To be done – Leave the pictures out, and output exactly the lines from the one containing "Reproduce this chart" through the one containing "const sliceColors: string[]".

Records provided –
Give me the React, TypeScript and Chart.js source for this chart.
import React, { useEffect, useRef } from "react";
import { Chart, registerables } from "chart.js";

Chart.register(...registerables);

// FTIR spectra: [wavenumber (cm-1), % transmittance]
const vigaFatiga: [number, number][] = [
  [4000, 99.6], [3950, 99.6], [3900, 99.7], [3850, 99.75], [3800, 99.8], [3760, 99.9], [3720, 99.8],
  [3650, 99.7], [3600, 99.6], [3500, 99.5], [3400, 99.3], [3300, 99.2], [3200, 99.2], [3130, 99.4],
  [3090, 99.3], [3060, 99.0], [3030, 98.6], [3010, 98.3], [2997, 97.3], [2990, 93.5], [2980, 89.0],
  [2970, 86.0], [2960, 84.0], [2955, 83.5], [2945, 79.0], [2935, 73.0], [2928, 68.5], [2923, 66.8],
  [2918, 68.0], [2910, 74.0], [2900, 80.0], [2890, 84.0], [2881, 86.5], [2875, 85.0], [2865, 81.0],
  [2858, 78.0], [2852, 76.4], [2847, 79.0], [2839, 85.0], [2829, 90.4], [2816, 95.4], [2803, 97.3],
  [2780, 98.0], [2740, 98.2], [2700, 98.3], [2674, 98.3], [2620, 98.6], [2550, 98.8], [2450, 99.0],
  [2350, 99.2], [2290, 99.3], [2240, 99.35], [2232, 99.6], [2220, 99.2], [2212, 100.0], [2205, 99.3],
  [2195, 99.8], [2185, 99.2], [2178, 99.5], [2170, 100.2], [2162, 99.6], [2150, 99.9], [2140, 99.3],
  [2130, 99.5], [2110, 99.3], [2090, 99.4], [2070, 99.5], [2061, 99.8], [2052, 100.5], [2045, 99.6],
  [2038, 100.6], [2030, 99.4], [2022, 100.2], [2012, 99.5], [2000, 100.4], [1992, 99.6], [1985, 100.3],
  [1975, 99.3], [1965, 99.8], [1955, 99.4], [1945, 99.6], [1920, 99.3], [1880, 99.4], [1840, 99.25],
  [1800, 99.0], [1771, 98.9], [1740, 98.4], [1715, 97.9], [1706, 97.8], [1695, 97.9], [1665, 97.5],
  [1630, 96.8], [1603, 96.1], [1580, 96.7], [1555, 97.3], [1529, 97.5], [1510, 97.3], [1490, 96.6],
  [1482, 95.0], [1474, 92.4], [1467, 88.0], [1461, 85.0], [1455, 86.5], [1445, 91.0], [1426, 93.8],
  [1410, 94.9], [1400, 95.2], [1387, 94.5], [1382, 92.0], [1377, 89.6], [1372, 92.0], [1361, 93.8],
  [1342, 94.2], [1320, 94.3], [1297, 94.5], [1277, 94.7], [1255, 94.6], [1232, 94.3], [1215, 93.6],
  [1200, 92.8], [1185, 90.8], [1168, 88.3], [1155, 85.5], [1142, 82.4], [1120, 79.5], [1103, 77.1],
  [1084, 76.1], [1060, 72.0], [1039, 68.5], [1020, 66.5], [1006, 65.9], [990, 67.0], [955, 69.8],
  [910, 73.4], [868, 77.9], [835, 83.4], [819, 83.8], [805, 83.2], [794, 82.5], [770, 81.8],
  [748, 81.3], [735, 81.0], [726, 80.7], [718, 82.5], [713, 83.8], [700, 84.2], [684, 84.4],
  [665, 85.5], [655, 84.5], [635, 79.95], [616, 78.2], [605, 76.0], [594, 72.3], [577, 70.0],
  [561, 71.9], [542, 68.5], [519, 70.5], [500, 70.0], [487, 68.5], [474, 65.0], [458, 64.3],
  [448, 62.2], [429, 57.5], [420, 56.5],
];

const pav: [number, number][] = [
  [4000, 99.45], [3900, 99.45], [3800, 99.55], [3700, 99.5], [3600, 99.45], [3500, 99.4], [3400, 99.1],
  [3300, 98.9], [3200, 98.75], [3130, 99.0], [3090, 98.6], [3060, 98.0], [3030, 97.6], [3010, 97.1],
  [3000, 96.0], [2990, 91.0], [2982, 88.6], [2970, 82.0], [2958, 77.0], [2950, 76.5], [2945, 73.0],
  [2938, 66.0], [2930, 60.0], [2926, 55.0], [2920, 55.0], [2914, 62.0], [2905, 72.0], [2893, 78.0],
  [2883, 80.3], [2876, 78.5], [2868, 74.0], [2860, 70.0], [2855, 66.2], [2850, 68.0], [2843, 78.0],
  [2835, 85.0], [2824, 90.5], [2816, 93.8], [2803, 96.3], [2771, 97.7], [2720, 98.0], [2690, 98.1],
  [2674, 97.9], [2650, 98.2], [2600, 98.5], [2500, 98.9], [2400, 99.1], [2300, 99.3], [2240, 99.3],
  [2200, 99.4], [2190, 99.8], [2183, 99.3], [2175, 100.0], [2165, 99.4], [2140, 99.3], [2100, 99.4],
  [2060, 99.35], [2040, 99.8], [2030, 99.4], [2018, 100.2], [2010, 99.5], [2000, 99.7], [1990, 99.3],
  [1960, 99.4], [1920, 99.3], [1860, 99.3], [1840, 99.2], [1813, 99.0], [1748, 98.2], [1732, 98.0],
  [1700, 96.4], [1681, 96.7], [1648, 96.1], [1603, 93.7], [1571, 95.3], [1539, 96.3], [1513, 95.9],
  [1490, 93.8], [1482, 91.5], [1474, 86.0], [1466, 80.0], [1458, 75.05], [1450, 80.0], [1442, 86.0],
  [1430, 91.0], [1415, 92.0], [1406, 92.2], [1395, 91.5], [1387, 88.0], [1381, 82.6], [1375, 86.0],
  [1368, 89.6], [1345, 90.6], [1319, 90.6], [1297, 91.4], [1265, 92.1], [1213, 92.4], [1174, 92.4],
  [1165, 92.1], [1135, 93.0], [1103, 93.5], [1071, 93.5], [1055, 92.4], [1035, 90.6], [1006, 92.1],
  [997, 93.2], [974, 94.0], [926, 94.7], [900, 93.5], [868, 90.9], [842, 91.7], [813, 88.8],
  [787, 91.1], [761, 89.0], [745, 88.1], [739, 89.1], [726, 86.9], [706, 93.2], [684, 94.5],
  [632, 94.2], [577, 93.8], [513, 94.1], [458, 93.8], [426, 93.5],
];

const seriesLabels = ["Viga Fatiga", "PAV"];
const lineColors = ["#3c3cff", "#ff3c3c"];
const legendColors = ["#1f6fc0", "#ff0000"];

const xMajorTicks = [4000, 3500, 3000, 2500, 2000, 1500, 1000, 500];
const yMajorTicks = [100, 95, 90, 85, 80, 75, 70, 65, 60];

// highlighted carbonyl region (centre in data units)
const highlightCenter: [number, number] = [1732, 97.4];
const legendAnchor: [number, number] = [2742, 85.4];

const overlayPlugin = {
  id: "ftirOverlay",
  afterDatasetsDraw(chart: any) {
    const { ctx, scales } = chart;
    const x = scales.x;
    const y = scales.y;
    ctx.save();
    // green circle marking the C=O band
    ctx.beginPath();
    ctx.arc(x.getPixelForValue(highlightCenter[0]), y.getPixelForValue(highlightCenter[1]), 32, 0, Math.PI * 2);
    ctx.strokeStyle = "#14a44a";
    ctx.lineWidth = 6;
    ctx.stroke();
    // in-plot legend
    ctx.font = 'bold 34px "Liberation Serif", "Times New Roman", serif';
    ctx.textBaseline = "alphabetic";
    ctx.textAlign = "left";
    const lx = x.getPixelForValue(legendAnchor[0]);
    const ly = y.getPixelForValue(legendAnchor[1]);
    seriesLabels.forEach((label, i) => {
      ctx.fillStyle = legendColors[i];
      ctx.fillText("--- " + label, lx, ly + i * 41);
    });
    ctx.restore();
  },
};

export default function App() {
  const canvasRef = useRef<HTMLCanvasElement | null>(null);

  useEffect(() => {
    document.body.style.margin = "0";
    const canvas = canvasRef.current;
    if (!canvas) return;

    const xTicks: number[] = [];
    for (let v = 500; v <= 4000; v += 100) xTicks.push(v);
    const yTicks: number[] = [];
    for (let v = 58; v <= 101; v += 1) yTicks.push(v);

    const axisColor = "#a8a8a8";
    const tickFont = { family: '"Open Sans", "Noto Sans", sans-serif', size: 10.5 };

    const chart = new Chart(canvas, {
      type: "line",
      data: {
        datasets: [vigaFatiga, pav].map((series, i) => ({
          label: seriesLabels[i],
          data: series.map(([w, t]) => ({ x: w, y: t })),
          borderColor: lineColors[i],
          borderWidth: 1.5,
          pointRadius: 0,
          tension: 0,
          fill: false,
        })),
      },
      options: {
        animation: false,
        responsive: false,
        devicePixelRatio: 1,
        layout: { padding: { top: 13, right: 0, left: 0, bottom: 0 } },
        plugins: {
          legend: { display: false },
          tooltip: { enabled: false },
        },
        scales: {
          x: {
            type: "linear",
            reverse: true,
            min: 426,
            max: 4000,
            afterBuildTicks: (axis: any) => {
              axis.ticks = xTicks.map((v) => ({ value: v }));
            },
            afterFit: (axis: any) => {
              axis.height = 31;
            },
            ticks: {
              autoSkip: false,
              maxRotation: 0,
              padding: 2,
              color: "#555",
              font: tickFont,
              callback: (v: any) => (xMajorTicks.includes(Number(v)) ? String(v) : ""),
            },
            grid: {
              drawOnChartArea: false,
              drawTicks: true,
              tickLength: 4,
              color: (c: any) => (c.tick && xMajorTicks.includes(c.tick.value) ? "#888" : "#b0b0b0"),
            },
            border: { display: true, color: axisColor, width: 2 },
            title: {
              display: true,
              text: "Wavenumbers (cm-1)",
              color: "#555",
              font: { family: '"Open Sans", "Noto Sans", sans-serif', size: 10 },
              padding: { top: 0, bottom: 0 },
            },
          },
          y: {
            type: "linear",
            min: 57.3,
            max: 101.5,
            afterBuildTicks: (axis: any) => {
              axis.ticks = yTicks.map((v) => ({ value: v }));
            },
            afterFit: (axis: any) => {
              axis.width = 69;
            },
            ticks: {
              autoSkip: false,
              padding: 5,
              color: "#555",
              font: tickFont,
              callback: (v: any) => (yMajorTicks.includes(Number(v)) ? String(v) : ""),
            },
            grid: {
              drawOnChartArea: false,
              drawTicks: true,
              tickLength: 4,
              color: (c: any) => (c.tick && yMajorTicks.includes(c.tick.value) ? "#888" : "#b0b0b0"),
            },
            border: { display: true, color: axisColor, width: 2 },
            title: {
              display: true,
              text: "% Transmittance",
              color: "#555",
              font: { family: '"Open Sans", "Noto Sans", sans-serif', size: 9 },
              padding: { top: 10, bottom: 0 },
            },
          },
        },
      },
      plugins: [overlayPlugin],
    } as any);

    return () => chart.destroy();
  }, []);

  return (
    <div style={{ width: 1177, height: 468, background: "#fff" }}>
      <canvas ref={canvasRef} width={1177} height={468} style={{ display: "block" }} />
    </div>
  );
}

* * *

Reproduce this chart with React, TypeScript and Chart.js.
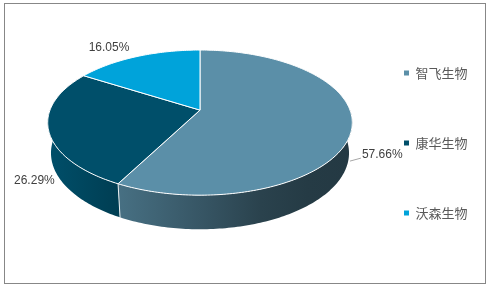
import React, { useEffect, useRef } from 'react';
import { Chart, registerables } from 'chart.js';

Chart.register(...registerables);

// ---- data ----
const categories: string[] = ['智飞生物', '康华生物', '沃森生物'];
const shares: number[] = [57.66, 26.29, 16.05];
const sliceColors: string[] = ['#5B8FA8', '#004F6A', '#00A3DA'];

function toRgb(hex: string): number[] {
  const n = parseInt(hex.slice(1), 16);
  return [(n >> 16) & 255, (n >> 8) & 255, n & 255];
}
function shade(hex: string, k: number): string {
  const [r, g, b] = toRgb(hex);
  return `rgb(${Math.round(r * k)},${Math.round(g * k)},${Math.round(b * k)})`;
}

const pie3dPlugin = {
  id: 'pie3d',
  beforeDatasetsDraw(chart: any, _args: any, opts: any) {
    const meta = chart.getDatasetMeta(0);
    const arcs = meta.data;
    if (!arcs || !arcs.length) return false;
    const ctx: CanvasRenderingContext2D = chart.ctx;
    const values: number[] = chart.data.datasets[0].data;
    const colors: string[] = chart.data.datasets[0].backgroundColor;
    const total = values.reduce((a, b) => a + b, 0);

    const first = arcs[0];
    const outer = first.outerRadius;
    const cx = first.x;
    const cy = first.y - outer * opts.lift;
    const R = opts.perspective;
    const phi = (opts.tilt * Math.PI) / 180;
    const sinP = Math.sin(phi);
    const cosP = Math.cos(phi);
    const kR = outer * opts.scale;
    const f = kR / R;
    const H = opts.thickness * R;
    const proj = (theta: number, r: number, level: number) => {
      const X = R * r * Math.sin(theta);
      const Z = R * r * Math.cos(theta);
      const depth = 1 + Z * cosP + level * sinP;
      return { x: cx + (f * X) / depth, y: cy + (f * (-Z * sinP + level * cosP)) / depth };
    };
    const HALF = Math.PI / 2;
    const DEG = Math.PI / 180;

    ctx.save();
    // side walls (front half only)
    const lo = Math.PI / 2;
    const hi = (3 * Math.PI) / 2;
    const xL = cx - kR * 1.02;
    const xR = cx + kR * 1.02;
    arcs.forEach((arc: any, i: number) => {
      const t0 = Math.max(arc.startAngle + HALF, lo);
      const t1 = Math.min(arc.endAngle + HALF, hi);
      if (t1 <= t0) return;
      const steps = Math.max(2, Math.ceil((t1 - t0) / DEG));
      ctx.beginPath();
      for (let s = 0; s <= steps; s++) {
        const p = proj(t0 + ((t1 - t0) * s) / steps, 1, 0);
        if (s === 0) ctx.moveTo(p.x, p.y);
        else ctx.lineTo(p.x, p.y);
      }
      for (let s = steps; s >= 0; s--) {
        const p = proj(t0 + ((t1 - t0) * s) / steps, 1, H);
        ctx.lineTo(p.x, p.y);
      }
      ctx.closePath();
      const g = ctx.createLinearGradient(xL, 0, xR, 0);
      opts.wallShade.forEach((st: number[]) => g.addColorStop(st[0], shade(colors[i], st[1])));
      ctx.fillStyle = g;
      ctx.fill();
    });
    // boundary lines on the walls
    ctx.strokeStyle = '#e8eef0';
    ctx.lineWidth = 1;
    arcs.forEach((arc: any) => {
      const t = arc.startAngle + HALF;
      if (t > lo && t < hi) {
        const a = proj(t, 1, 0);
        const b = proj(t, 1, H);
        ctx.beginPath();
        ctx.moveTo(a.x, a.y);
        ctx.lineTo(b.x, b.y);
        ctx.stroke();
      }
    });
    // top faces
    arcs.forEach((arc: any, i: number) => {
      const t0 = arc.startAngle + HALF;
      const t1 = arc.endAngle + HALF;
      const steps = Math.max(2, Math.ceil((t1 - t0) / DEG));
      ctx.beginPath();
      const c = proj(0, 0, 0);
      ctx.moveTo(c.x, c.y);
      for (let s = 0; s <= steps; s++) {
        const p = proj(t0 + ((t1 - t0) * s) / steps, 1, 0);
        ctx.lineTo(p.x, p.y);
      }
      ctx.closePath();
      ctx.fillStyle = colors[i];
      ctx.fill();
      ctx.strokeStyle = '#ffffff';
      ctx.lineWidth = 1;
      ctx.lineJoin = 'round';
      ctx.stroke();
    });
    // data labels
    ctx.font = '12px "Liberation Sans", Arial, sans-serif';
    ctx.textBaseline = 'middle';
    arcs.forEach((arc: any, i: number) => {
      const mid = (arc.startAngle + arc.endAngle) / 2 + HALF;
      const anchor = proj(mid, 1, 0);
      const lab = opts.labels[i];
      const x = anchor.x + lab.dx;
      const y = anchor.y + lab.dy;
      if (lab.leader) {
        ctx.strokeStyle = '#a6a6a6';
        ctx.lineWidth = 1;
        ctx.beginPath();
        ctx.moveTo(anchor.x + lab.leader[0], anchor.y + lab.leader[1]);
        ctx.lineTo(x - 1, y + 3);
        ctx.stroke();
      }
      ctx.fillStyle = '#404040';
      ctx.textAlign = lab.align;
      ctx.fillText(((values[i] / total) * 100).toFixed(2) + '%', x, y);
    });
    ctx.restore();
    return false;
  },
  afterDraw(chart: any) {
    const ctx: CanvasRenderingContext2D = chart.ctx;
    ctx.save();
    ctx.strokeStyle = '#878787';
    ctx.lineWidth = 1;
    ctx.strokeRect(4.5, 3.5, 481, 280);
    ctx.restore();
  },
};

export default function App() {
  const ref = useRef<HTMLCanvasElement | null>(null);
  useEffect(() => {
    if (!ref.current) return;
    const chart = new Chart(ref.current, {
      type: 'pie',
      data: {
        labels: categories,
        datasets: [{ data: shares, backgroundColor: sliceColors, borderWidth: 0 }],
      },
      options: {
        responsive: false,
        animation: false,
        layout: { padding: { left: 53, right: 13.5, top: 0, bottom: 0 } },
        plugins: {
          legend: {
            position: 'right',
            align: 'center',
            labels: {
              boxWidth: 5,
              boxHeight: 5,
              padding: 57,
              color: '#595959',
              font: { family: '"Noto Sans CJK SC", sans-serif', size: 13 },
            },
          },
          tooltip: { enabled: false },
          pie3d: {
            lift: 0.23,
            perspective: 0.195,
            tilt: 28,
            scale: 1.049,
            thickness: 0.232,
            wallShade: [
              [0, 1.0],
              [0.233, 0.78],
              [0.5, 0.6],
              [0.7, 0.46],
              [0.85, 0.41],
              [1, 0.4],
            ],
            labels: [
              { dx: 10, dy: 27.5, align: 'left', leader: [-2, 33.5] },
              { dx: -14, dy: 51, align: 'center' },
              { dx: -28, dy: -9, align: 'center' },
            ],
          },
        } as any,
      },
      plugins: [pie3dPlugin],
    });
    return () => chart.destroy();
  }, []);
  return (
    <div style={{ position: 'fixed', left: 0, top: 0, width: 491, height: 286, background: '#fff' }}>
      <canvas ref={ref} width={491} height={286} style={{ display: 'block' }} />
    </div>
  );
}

Task answer –
Reproduce this chart with React, TypeScript and Chart.js.
import React, { useEffect, useRef } from 'react';
import { Chart, registerables } from 'chart.js';

Chart.register(...registerables);

// ---- data ----
const categories: string[] = ['智飞生物', '康华生物', '沃森生物'];
const shares: number[] = [57.66, 26.29, 16.05];
const sliceColors: string[] = ['#5B8FA8', '#004F6A', '#00A3DA'];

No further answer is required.